Wspólnota międzynarodowa przegrywa wojnę z afgańskimi talibami - alarmuje prezydent Pakistanu Asif Ali Zardari w wywiadzie dla popołudniowego francuskiego dziennika „Le Monde”. Jego zdaniem wzmocnienie sił zbrojnych jest rozwiązaniem tylko w niewielkim stopniu - międzynarodowa koalicja powinna dowieść, że jest w stanie poprawić warunki życia codziennego Afgańczyków. Musimy zostać w Afganistanie - podkreśla francuski minister obrony.

Społeczność międzynarodowa, do której należy Pakistan, przegrywa właśnie wojnę z talibami. A dzieje się tak dlatego, że przegraliśmy batalie o serca i umysły -powiedział w wywiadzie dla wtorkowego "Le Monde" pakistański prezydent Asif Ali Zardari, który gości z wizytą we Francji.

Według niego aby zyskać poparcie ludności afgańskiej, trzeba jej przynieść rozwój gospodarczy i dowieść, że możemy nie tylko zmienić jej życie, ale przede wszystkim je poprawić.

W wywiadzie dla "Le Monde" Zardari odniósł się też do ujawnionych niedawno przez portal WikiLeaks tajnych amerykańskich dokumentów, które ukazują kulisy operacji w Afganistanie. Z tych przecieków wynika m.in., że talibscy bojownicy byli wspierani w ostatnich latach przez pakistańskie służby specjalne.

Ujawnione informacje dotyczą przede wszystkim działań USA w Afganistanie. Polityczne i wojskowe władze amerykańskie powiedziały już, co o nich sądzą - powiedział prezydent Pakistanu. Dodał: Przywołane fakty, dotyczące mojego kraju odnoszą się do okresu, gdy nie byłem jeszcze prezydentem. Zardari objął ten urząd we wrześniu 2008 roku.

Zapowiedział też "szczerą rozmowę" z premierem Wielkiej Brytanii Davidem Cameronem, który w zeszłym tygodniu oznajmił, że Pakistan eksportuje terroryzm.
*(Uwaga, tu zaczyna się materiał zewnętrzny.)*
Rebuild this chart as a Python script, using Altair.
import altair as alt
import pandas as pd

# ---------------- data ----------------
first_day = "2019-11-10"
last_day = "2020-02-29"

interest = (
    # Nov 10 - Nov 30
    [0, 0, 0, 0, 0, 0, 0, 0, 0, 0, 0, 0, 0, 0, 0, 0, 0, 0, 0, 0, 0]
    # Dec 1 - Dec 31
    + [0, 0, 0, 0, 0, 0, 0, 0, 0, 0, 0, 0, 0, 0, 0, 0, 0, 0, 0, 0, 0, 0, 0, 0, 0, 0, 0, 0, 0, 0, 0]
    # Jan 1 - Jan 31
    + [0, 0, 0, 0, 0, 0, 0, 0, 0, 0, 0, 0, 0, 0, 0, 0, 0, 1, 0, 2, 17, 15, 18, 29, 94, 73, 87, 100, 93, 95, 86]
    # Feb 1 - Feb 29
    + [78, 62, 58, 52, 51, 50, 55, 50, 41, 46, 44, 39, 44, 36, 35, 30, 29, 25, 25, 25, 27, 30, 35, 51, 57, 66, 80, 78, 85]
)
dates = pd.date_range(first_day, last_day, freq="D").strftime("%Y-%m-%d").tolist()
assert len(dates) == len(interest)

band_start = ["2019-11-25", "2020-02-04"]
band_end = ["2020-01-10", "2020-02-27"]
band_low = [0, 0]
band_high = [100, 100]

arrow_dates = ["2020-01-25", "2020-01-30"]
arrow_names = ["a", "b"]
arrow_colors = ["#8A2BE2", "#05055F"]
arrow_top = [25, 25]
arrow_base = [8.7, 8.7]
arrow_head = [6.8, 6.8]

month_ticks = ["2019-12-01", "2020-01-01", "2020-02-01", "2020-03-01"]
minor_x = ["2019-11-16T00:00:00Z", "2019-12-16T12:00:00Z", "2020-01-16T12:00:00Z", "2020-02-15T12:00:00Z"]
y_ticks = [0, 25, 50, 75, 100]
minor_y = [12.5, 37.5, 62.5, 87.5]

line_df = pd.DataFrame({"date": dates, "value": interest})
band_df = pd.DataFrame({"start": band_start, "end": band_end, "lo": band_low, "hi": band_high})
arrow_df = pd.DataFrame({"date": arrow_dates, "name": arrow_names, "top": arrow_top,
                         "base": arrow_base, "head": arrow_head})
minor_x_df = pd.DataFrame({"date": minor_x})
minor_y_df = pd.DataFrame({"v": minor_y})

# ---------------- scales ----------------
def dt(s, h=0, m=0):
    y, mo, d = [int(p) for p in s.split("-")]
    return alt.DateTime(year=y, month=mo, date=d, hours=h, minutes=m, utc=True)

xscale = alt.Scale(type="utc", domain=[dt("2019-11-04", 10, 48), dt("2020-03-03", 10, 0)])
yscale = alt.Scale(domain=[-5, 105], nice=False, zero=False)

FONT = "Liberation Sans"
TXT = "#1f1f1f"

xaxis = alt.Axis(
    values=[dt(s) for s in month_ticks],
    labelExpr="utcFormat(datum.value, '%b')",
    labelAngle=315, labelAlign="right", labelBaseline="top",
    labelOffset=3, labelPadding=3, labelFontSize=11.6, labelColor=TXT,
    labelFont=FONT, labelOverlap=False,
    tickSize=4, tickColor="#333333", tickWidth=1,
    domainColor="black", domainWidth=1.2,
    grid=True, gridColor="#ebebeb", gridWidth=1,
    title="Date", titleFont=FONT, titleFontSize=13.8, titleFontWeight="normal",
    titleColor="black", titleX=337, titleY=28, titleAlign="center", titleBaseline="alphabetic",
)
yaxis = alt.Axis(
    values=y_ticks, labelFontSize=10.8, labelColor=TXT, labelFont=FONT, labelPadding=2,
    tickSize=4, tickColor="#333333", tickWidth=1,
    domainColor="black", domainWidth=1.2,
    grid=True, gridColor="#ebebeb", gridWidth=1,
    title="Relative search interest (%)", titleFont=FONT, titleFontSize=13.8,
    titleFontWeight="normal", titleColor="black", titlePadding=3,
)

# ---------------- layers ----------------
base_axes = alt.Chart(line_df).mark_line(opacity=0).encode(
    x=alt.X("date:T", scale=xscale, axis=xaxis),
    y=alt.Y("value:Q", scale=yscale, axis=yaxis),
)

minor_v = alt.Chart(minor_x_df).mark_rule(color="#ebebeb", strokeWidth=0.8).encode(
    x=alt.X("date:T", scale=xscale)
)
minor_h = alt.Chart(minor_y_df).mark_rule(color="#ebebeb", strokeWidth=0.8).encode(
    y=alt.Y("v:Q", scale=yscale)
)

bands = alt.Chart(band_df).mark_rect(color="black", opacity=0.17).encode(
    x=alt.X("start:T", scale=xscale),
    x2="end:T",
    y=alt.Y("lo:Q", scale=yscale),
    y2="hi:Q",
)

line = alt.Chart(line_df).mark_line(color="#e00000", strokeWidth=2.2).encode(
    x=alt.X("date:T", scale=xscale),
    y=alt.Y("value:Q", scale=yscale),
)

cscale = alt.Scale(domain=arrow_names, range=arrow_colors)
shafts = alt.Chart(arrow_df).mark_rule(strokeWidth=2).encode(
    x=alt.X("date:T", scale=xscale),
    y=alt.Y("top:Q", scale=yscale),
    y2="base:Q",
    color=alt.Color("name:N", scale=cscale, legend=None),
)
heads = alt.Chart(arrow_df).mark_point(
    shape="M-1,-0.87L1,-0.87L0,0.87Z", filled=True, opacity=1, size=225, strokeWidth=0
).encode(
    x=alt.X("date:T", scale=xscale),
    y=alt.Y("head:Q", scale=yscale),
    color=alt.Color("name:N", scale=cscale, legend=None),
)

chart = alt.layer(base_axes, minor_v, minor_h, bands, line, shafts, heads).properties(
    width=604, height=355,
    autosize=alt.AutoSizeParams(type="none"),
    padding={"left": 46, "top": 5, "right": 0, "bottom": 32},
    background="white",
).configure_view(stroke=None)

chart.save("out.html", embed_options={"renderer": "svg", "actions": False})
Prezydent Pakistanu rozpocznie we wtorek wieczorem wizytę nad Tamizą.

Powiem mu (Cameronowi) wprost, że wojna z terroryzmem powinna nas jednoczyć, a nie czynić z nas przeciwników. Wytłumaczę mu, patrząc prosto w oczy, że to właśnie mój kraj płaci najwyższą cenę za tę wojnę pod względem ludzkich ofiar. Szczera rozmowa pozwoli przywrócić nieco spokoju. Właśnie dlatego nie odwołam swojej wizyty w Londynie mimo tych ciężkich zarzutów - oznajmił Zardari w "Le Monde".

Od poniedziałku prezydent Pakistanu przebywa z oficjalną wizytą w Paryżu, podczas której spotkał się już z prezydentem Francji Nicolasem Sarkozym. Według Pałacu Elizejskiego podczas rozmów Sarkozy wyraził pragnienie, by Francja i Pakistan rozwijały skuteczną współpracę w walce z terroryzmem i zachęcał Zardariego do kontynuowania rozpoczętych wysiłków.
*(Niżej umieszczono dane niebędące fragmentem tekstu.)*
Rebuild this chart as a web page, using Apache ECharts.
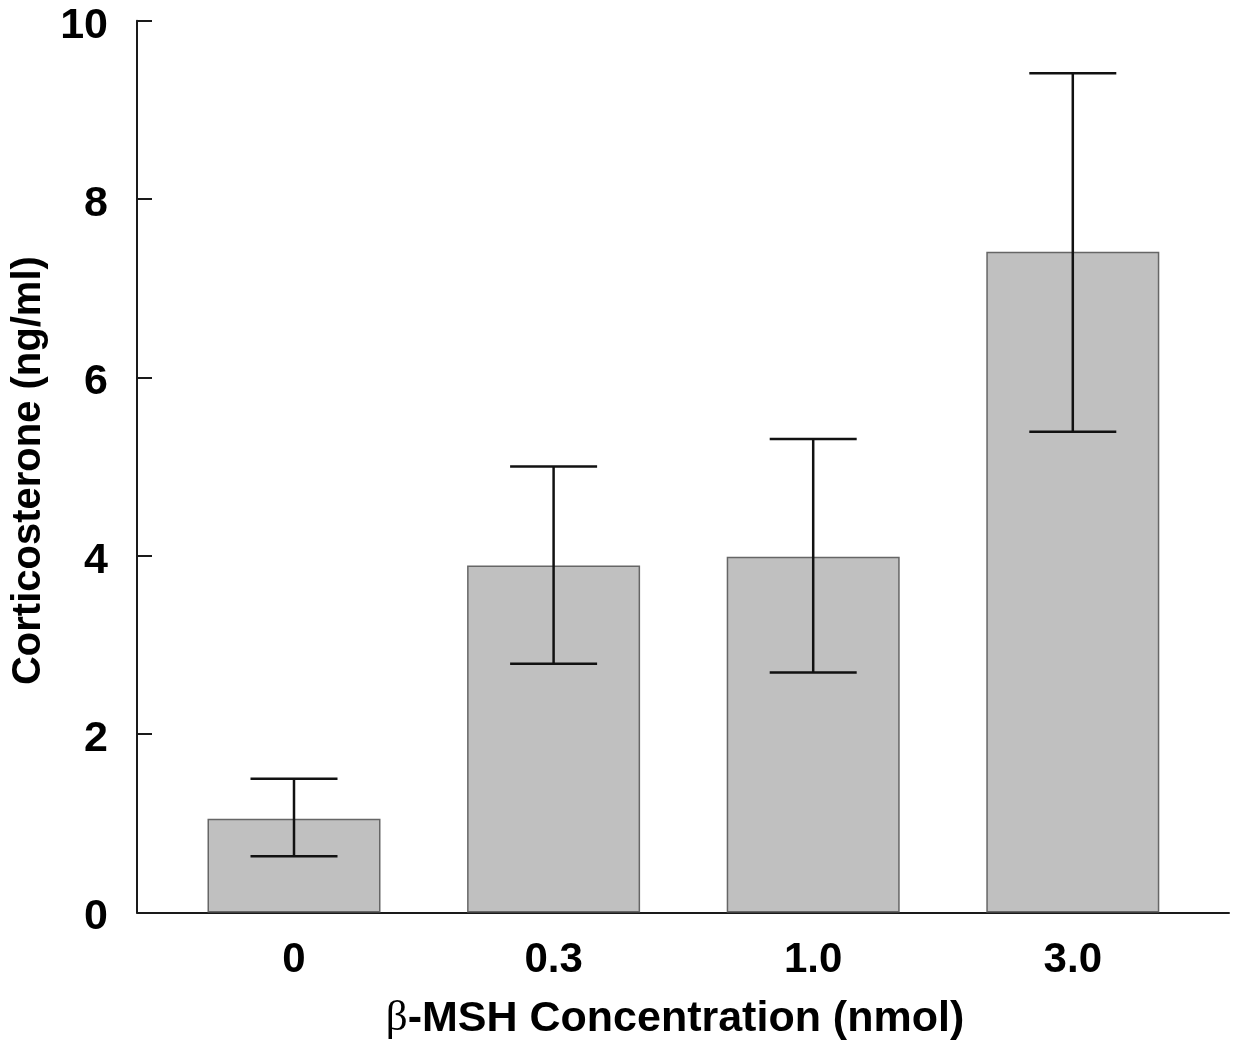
<!DOCTYPE html>
<html>
<head>
<meta charset="utf-8">
<title>Corticosterone vs β-MSH</title>
<script src="https://cdn.jsdelivr.net/npm/echarts@6/dist/echarts.min.js"></script>
<style>
  html, body { margin: 0; padding: 0; background: #fff; }
  #chart { width: 1233px; height: 1046px; }
</style>
</head>
<body>
<div id="chart"></div>
<script>
// β-MSH dose groups (nmol)
const categories = ['0', '0.3', '1.0', '3.0'];
// mean corticosterone (ng/ml)
const means = [1.05, 3.89, 3.99, 7.41];
// error bar ends (ng/ml)
const errUpper = [1.50, 5.00, 5.31, 9.41];
const errLower = [0.63, 2.79, 2.69, 5.39];
// y-axis ticks
const yMin = 0, yMax = 10, yStep = 2;

const FONT = "'Liberation Sans', Arial, Helvetica, sans-serif";
const INK = '#1a1a1a';

const chart = echarts.init(document.getElementById('chart'), null, { renderer: 'canvas' });

const errData = categories.map((c, i) => [i, errLower[i], errUpper[i]]);

const option = {
  backgroundColor: '#ffffff',
  animation: false,
  grid: [
    // frame: carries the visible axes
    { left: 137, right: 4, top: 20.7, bottom: 133.5, containLabel: false },
    // plotting band for the bars, inset inside the frame
    { left: 164.2, right: 30.4, top: 20.7, bottom: 133.5, containLabel: false }
  ],
  xAxis: [
    {
      gridIndex: 0,
      type: 'value',
      min: 0, max: 1,
      axisLine: { show: true, onZero: false, lineStyle: { color: INK, width: 2 } },
      axisTick: { show: false },
      axisLabel: { show: false },
      splitLine: { show: false },
      name: '{b|β}-MSH Concentration (nmol)',
      nameLocation: 'middle',
      nameGap: 85,
      nameTextStyle: {
        fontFamily: FONT, fontWeight: 'bold', fontSize: 43, color: '#000',
        padding: [0, 16, 0, 0],
        rich: {
          b: { fontFamily: "'Liberation Serif', 'DejaVu Serif', serif", fontWeight: 'normal', fontSize: 43, color: '#000' }
        }
      }
    },
    {
      gridIndex: 1,
      type: 'category',
      data: categories,
      boundaryGap: true,
      axisLine: { show: false },
      axisTick: { show: false },
      axisLabel: {
        fontFamily: FONT, fontWeight: 'bold', fontSize: 42, color: '#000', margin: 27
      },
      splitLine: { show: false }
    }
  ],
  yAxis: [
    {
      gridIndex: 0,
      type: 'value',
      min: yMin, max: yMax, interval: yStep,
      axisLine: { show: true, lineStyle: { color: INK, width: 2 } },
      axisTick: { show: true, inside: true, length: 15, lineStyle: { color: INK, width: 2 } },
      axisLabel: {
        margin: 29,
        formatter: '{v|{value}}',
        rich: {
          v: { fontFamily: FONT, fontWeight: 'bold', fontSize: 43, color: '#000', padding: [10, 0, 0, 0] }
        }
      },
      splitLine: { show: false },
      name: 'Corticosterone (ng/ml)',
      nameLocation: 'middle',
      nameGap: 84,
      nameTextStyle: { fontFamily: FONT, fontWeight: 'bold', fontSize: 40, color: '#000', padding: [0, 8, 0, 0] }
    },
    {
      gridIndex: 1,
      type: 'value',
      min: yMin, max: yMax, interval: yStep,
      show: false
    }
  ],
  series: [
    {
      type: 'bar',
      xAxisIndex: 1, yAxisIndex: 1,
      data: means,
      barWidth: 173,
      itemStyle: { color: '#c0c0c0', borderColor: '#666666', borderWidth: 1.5 },
      z: 2
    },
    {
      type: 'custom',
      xAxisIndex: 1, yAxisIndex: 1,
      data: errData,
      z: 3,
      renderItem: function (params, api) {
        const i = api.value(0);
        const lo = api.coord([i, api.value(1)]);
        const hi = api.coord([i, api.value(2)]);
        const half = 43.5;
        const style = { stroke: '#111', lineWidth: 2.5 };
        return {
          type: 'group',
          children: [
            { type: 'line', shape: { x1: hi[0], y1: hi[1], x2: lo[0], y2: lo[1] }, style: style },
            { type: 'line', shape: { x1: hi[0] - half, y1: hi[1], x2: hi[0] + half, y2: hi[1] }, style: style },
            { type: 'line', shape: { x1: lo[0] - half, y1: lo[1], x2: lo[0] + half, y2: lo[1] }, style: style }
          ]
        };
      }
    }
  ]
};

chart.setOption(option);
</script>
</body>
</html>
Francuski minister obrony: "Musimy zostać w Afganistanie"

Wojsko francuskie musi zostać w Afganistanie, nie ma innego rozwiązania - ocenił w radiu France Inter francuski minister obrony Herve Morin.

Zapytany o wycofanie holenderskich oddziałów z Afganistanu, minister przypomniał, że w kraju tym stacjonują żołnierze z 50 państw, w tym z 25 krajów Unii Europejskiej. Gdyby nie było nas w Afganistanie, Afganistan ponownie by upadł - powiedział Morin.

Według ministra, w Afganistanie ważą się losy stabilności regionu, a misja NATO polega na zapewnieniu większego znaczenia afgańskich instytucji.

Mamy nadzieję, że na początku następnego roku będziemy mogli oddać Afgańczykom niektóre rejony, za które będą odpowiedzialni - stwierdził, dodając, że spodziewa się, iż stopniowo (...) będziemy mogli zacząć wycofywać wojska. Morin podkreślił, że strategia NATO zmieniła się, a celem zmian jest to, byśmy byli bliżej ludności i ją szanowali.

Według ministra, nowa strategia opiera się na idei, że nie może być zwycięstwa militarnego, że potrzebna jest wspólna, jednoczesna akcja łącząca działania wojskowe i działania zapewniające stabilizację i rozwój Afganistanu. Morin ocenił koszt francuskiej interwencji w Afganistanie na około 500 mln euro rocznie.

Francja od 2002 roku wysłała do Afganistanu ok. 4 tys. żołnierzy, a życie straciło 45 z nich.